Stricter regulations on place of origin certificates would protect the reputation of Taiwan’s products, Premier Su Tseng-chang (蘇貞昌) said yesterday as the Executive Yuan unveiled draft amendments to the Foreign Trade Act (貿易法).
“A minority of unscrupulous businesses will not be allowed to jeopardize the image of Taiwan or act in ways that compromise the interests of other enterprises,” Su said at a Cabinet-level meeting in Taipei.
The proposed bill aims to deter the practice of labeling Chinese imports as being made in Taiwan, which has caused material harm to the reputation of Taiwanese products and its businesses, he said.

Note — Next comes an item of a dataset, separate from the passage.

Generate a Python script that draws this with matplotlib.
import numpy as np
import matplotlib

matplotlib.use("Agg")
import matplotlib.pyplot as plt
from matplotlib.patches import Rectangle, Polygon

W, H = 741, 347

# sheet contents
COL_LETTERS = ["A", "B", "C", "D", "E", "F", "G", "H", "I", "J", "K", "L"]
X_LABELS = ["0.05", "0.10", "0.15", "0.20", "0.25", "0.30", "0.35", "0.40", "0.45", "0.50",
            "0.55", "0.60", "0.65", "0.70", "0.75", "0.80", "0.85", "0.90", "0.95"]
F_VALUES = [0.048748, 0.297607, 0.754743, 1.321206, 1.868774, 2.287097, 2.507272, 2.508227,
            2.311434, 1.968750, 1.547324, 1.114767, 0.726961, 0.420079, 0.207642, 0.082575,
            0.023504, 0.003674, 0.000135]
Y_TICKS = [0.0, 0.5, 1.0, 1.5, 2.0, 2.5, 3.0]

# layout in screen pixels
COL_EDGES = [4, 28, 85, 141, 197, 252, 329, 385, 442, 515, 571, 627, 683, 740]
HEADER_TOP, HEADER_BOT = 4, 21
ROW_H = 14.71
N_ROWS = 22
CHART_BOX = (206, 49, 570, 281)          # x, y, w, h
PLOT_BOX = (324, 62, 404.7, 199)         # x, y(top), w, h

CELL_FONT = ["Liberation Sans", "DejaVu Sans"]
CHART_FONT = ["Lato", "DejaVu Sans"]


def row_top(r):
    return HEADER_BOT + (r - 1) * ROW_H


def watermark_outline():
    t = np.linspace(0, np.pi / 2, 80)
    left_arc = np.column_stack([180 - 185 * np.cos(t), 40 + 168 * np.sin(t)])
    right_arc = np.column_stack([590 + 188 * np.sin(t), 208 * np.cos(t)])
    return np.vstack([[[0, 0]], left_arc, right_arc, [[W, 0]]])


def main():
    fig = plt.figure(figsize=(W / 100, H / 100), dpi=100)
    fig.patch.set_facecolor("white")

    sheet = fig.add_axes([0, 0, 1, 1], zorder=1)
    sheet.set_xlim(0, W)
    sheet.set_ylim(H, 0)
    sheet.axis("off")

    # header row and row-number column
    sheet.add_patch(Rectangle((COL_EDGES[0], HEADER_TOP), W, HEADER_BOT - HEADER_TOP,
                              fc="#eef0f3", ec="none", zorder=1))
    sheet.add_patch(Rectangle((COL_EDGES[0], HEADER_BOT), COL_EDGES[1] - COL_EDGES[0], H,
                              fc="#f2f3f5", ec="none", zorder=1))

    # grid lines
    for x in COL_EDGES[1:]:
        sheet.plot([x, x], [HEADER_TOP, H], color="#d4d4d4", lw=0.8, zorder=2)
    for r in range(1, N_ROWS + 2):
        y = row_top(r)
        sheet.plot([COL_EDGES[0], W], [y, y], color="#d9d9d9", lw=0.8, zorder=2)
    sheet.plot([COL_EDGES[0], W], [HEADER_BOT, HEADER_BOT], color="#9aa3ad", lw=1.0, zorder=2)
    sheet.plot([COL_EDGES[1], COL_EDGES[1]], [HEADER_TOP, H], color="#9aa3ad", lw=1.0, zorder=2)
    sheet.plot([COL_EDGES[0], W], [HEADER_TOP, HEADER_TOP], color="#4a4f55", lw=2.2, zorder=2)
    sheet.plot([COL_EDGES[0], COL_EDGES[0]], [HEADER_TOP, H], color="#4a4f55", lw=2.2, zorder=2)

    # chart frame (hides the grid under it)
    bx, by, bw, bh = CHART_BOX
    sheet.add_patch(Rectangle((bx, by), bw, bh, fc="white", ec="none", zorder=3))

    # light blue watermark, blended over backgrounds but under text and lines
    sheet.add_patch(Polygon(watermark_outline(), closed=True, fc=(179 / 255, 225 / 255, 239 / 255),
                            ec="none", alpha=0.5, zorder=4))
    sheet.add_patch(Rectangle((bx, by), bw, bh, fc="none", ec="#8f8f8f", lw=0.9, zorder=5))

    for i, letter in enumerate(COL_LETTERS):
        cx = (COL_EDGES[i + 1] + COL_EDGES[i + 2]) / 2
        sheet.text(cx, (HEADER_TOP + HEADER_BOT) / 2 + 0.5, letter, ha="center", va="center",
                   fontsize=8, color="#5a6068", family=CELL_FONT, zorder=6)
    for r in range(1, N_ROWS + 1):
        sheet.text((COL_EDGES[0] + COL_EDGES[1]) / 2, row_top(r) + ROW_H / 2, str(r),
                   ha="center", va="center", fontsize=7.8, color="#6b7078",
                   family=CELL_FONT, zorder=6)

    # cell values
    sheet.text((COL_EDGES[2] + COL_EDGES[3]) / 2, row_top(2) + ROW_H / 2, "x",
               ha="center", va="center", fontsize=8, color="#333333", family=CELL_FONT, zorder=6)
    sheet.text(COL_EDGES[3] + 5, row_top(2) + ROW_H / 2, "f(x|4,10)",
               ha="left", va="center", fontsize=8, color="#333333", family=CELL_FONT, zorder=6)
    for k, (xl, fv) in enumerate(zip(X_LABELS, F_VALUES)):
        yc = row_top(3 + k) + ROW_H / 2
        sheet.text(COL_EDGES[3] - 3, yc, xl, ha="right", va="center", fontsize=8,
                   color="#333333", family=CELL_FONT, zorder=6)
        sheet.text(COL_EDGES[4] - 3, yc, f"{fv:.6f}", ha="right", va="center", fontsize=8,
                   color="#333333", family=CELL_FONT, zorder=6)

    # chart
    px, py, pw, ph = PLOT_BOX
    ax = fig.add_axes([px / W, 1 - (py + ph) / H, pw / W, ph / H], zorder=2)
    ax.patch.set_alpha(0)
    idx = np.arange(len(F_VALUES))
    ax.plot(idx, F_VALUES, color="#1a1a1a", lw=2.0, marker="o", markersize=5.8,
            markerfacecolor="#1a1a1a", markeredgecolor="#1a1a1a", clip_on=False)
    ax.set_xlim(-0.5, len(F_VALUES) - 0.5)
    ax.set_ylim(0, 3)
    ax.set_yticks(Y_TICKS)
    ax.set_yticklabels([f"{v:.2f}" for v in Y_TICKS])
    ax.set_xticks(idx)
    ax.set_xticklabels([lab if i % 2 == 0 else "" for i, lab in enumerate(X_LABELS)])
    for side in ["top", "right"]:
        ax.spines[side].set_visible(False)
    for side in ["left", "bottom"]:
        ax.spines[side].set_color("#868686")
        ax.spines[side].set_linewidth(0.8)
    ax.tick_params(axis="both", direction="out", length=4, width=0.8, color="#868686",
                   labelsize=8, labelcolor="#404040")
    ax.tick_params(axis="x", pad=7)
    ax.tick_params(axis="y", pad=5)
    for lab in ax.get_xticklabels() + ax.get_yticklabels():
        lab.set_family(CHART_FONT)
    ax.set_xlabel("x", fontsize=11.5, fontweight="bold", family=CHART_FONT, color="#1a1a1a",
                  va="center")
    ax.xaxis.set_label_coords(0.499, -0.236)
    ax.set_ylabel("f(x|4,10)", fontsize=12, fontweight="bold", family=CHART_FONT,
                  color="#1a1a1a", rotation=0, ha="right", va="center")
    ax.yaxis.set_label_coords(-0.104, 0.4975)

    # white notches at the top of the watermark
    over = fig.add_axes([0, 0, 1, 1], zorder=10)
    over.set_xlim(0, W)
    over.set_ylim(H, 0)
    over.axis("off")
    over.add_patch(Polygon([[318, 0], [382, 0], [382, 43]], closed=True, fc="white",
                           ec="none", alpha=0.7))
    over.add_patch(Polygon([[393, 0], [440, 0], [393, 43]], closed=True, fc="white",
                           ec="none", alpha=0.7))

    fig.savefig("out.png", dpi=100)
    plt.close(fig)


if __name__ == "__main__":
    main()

Photo: Lee Hsin-fang, Taipei Times
Due to the growing intensity of a US-China trade dispute, the US and Europe are expected to increase their regulation of Chinese imports and be less tolerant of the gray area in trade, he added.

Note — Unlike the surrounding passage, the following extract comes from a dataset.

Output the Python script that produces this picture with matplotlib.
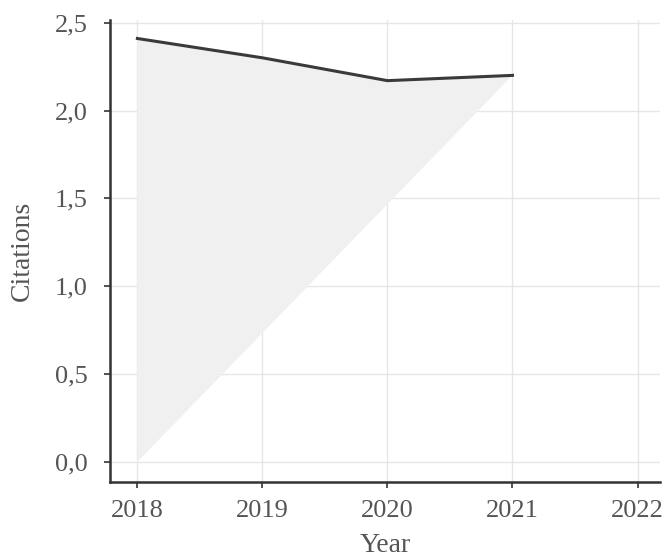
import matplotlib
matplotlib.use("Agg")
import matplotlib.pyplot as plt

years = [2018, 2019, 2020, 2021]
citations = [2.41, 2.30, 2.17, 2.20]
xticks = [2018, 2019, 2020, 2021, 2022]
yticks = [0.0, 0.5, 1.0, 1.5, 2.0, 2.5]
ytick_labels = ["0,0", "0,5", "1,0", "1,5", "2,0", "2,5"]

plt.rcParams["font.family"] = ["Liberation Serif", "DejaVu Serif"]

fig = plt.figure(figsize=(6.66, 5.57), dpi=100)
ax = fig.add_axes([0.165, 0.135, 0.826, 0.829])

# shaded area: line closed back to the first year at zero
fill_x = [years[0]] + years
fill_y = [0.0] + citations
ax.fill(fill_x, fill_y, color="#f0f0f0", zorder=1, linewidth=0)
ax.plot(years, citations, color="#3a3a3a", linewidth=2.2, zorder=3)

ax.set_xlim(2017.78, 2022.18)
ax.set_ylim(-0.114, 2.515)
ax.set_xticks(xticks)
ax.set_yticks(yticks)
ax.set_yticklabels(ytick_labels)
ax.grid(True, color="#e6e6e6", linewidth=1.0, zorder=0)
ax.set_axisbelow(True)

for s in ["top", "right"]:
    ax.spines[s].set_visible(False)
for s in ["left", "bottom"]:
    ax.spines[s].set_color("#333333")
    ax.spines[s].set_linewidth(1.8)

ax.tick_params(axis="both", colors="#333333", length=4, width=1.2,
               labelsize=19, labelcolor="#555555")
ax.tick_params(axis="x", pad=9)
ax.tick_params(axis="y", pad=12)
ax.set_xlabel("Year", fontsize=20, color="#555555", labelpad=8)
ax.set_ylabel("Citations", fontsize=20, color="#555555", labelpad=14)

fig.savefig("out.png", dpi=100)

The Cabinet has requested that the ministries of economic affairs and finance step up inspections of exports and enforcement of regulations against dubious labeling practices, Su said.
The bill aims to increase fines for breaking the law and rewards for whistle-blowers, as well as establish safeguards for the export of strategically valuable technologies, he said.
Those measures would prevent Taiwan from becoming embroiled in the US-China trade conflict, and maintain the reputation and competitiveness of products made in Taiwan, he added.
The Bureau of Foreign Trade has found that several Taiwanese enterprises have circumvented US tariffs on Chinese products by passing them off as being made in Taiwan, bureau Executive Secretary Nick Ni (倪克浩) said.
In response, the EU has launched an investigation into Taiwanese businesses and products, which has disrupted trade and damaged the nation’s reputation, he said.
The ministry from September last year to last month identified five products with misleading place of origin labeling and 10 incidents involving falsified product certificates, Ni said, adding that authorities have launched inquiries into those cases.
Should the bill pass into law, the fine for forging or tampering with place of origin certificates would be increased to NT$60,000 to NT$3 million (US$1,925 to US$96,262), from NT$30,000 to NT$300,000 at present, he said.
The increased fines would also apply to businesses that tamper with other trade certificates, contravene export restrictions on strategically valuable technologies or issue certificates in ways that are not in compliance with established standards and procedures, he added.